Mężczyzna mógł zginąć na klatce schodowej w Katowicach. Został zaatakowany przez 18-latka i tylko szybka akcja ratunkowa uratowała mu życie. Napastnik jest podejrzany o usiłowanie zabójstwa.
Młody mężczyzna zaatakował drugiego i prawie go zabił. Do ataku doszło w sylwestrową noc na klatce schodowej jednej z kamienic w Katowicach. Dyżurny katowickiej komendy odebrał zgłoszenie od osoby, która usłyszała głośną awanturę pomiędzy dwoma mężczyznami. Po chwili jeden z nich leżał zakrwawiony na podłodze, a drugi uciekł z budynku. Kiedy na miejsce dojechała policja i zespół ratownictwa medycznego okazało się, że mężczyzna jest nieprzytomny. Został zabrany do szpitala. Był poważnie ranny w głowę, bo został uderzony pałką. Obrażenia były na tyle niebezpieczne, że 52-latek mógł zginąć.

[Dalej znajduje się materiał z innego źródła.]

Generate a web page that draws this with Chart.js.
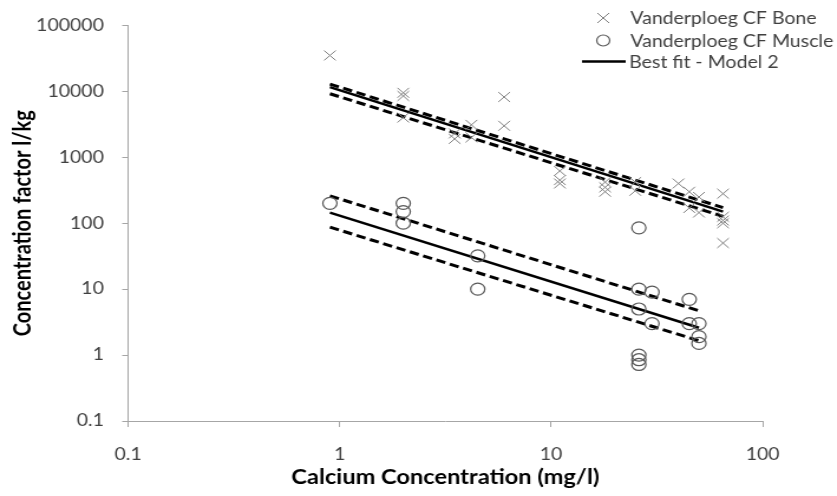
<!DOCTYPE html>
<html>
<head>
<meta charset="utf-8">
<script src="https://cdn.jsdelivr.net/npm/chart.js@4/dist/chart.umd.min.js"></script>
<style>
  html, body { margin: 0; padding: 0; background: #fff; }
  /* the source picture is stretched sideways, so draw narrow and widen it */
  #wrap { width: 709px; height: 496px; transform: scaleX(1.1805); transform-origin: 0 0; }
</style>
</head>
<body>
<div id="wrap"><canvas id="chart" width="709" height="496"></canvas></div>
<script>
// ── Data ─────────────────────────────────────────────────────────────────────
const xTicks = [0.1, 1, 10, 100];
const yTicks = [0.1, 1, 10, 100, 1000, 10000, 100000];

const boneX = [0.9, 2, 2, 2, 3.5, 3.5, 4.2, 4.2, 6, 6, 11, 11, 11, 18, 18, 18, 25, 25, 40, 45, 45, 50, 50, 65, 65, 65, 65, 65];
const boneY = [35000, 9500, 8500, 4000, 2300, 1900, 3100, 2000, 8200, 3000, 620, 450, 400, 420, 350, 300, 420, 310, 400, 300, 170, 250, 145, 280, 125, 110, 100, 50];

const muscleX = [0.9, 2, 2, 2, 4.5, 4.5, 26, 26, 26, 26, 26, 26, 30, 30, 45, 45, 50, 50, 50];
const muscleY = [200, 200, 150, 100, 32, 10, 85, 10, 5, 1, 0.85, 0.72, 9, 3, 7, 3, 3, 1.9, 1.5];

const boneFitX = [0.9, 65];
const boneFit = [11600, 150];
const boneFitHi = [12900, 172];
const boneFitLo = [9200, 127];

const muscleFitX = [0.9, 50];
const muscleFit = [145, 2.6];
const muscleFitHi = [260, 4.7];
const muscleFitLo = [87, 1.65];

// ── Helpers ──────────────────────────────────────────────────────────────────
const pts = (xs, ys) => xs.map((x, i) => ({ x, y: ys[i] }));
const FONT = 'Lato, "Open Sans", sans-serif';
const AXIS = '#a6a6a6';

function fitLine(xs, ys, dashed) {
  return {
    data: pts(xs, ys),
    showLine: true,
    pointRadius: 0,
    borderColor: '#000',
    borderWidth: dashed ? 3 : 2.5,
    borderDash: dashed ? [8, 4] : [],
    fill: false,
  };
}

// ── Legend (drawn on the canvas, top right) ─────────────────────────────────
const legendPlugin = {
  id: 'cornerLegend',
  afterDraw(chart) {
    const ctx = chart.ctx;
    const items = ['Vanderploeg CF Bone', 'Vanderploeg CF Muscle', 'Best fit - Model 2'];
    const rows = [18, 40.5, 61.5];
    ctx.save();

    // cross
    ctx.strokeStyle = '#7f7f7f';
    ctx.lineWidth = 1;
    ctx.beginPath();
    ctx.moveTo(506, rows[0] - 5); ctx.lineTo(516, rows[0] + 5);
    ctx.moveTo(516, rows[0] - 5); ctx.lineTo(506, rows[0] + 5);
    ctx.stroke();

    // circle
    ctx.strokeStyle = '#595959';
    ctx.lineWidth = 1.2;
    ctx.beginPath();
    ctx.arc(511, rows[1], 5.5, 0, Math.PI * 2);
    ctx.stroke();

    // solid line
    ctx.strokeStyle = '#000';
    ctx.lineWidth = 2.5;
    ctx.beginPath();
    ctx.moveTo(493, rows[2]); ctx.lineTo(530, rows[2]);
    ctx.stroke();

    ctx.fillStyle = '#404040';
    ctx.font = '16.5px ' + FONT;
    ctx.textBaseline = 'middle';
    items.forEach((t, i) => ctx.fillText(t, i === 2 ? 533 : 534, rows[i] + 1));
    ctx.restore();
  }
};

// ── Chart ────────────────────────────────────────────────────────────────────
new Chart(document.getElementById('chart'), {
  type: 'scatter',
  data: {
    datasets: [
      {
        data: pts(boneX, boneY),
        pointStyle: 'crossRot',
        pointRadius: 7,
        borderColor: '#7f7f7f',
        borderWidth: 1,
      },
      {
        data: pts(muscleX, muscleY),
        pointStyle: 'circle',
        pointRadius: 6,
        borderColor: '#595959',
        backgroundColor: 'rgba(0,0,0,0)',
        borderWidth: 1.2,
      },
      fitLine(boneFitX, boneFit, false),
      fitLine(boneFitX, boneFitHi, true),
      fitLine(boneFitX, boneFitLo, true),
      fitLine(muscleFitX, muscleFit, false),
      fitLine(muscleFitX, muscleFitHi, true),
      fitLine(muscleFitX, muscleFitLo, true),
    ]
  },
  options: {
    responsive: false,
    animation: false,
    layout: { padding: { top: 17, right: 63, left: 0, bottom: 0 } },
    plugins: { legend: { display: false }, tooltip: { enabled: false } },
    scales: {
      x: {
        type: 'logarithmic',
        position: 'bottom',
        min: 0.1,
        max: 100,
        afterBuildTicks: s => { s.ticks = xTicks.map(v => ({ value: v })); },
        afterFit: s => { s.height = 75; },
        grid: { drawOnChartArea: false, tickLength: 6, color: AXIS },
        border: { color: AXIS, width: 1 },
        ticks: {
          callback: v => String(v),
          maxRotation: 0,
          autoSkip: false,
          padding: 18,
          color: '#404040',
          font: { family: FONT, size: 16.5 },
        },
        title: {
          display: true,
          text: 'Calcium Concentration (mg/l)',
          color: '#000',
          font: { family: FONT, size: 20, weight: 'bold' },
          padding: { top: 0, bottom: 6 },
        },
      },
      y: {
        type: 'logarithmic',
        position: 'left',
        min: 0.1,
        max: 100000,
        afterBuildTicks: s => { s.ticks = yTicks.map(v => ({ value: v })); },
        afterFit: s => { s.width = 108.5; },
        grid: { drawOnChartArea: false, tickLength: 5, color: AXIS },
        border: { color: AXIS, width: 1 },
        ticks: {
          callback: v => String(v),
          autoSkip: false,
          padding: 15.5,
          color: '#404040',
          font: { family: FONT, size: 16.5 },
        },
        title: {
          display: true,
          text: 'Concentration factor l/kg',
          color: '#000',
          font: { family: FONT, size: 20, weight: 'bold' },
          padding: { top: 7.5, bottom: 0 },
        },
      },
    },
  },
  plugins: [legendPlugin],
});
</script>
</body>
</html>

Gdy ratowano życie rannego mężczyzny, trwały poszukiwania napastnika. Już kilka godzin po ataku na klatce schodowej policjanci z II komisariatu policji dotarli do 18-latka. Zatrzymany jest dobrze znany policji. Ma na swoim koncie m.in. kierowanie gróźb karalnych, kradzieże, rozbój, wymuszenie rozbójnicze, naruszenie nietykalności cielesnej funkcjonariusza, zniszczenie mienia i rozpijanie osoby małoletniej. W Prokuraturze Rejonowej Katowice-Północ zatrzymanemu przedstawiono zarzuty usiłowania zabójstwa. Na wniosek śledczych katowicki sąd zdecydował o jego tymczasowym aresztowaniu na okres dwóch miesięcy.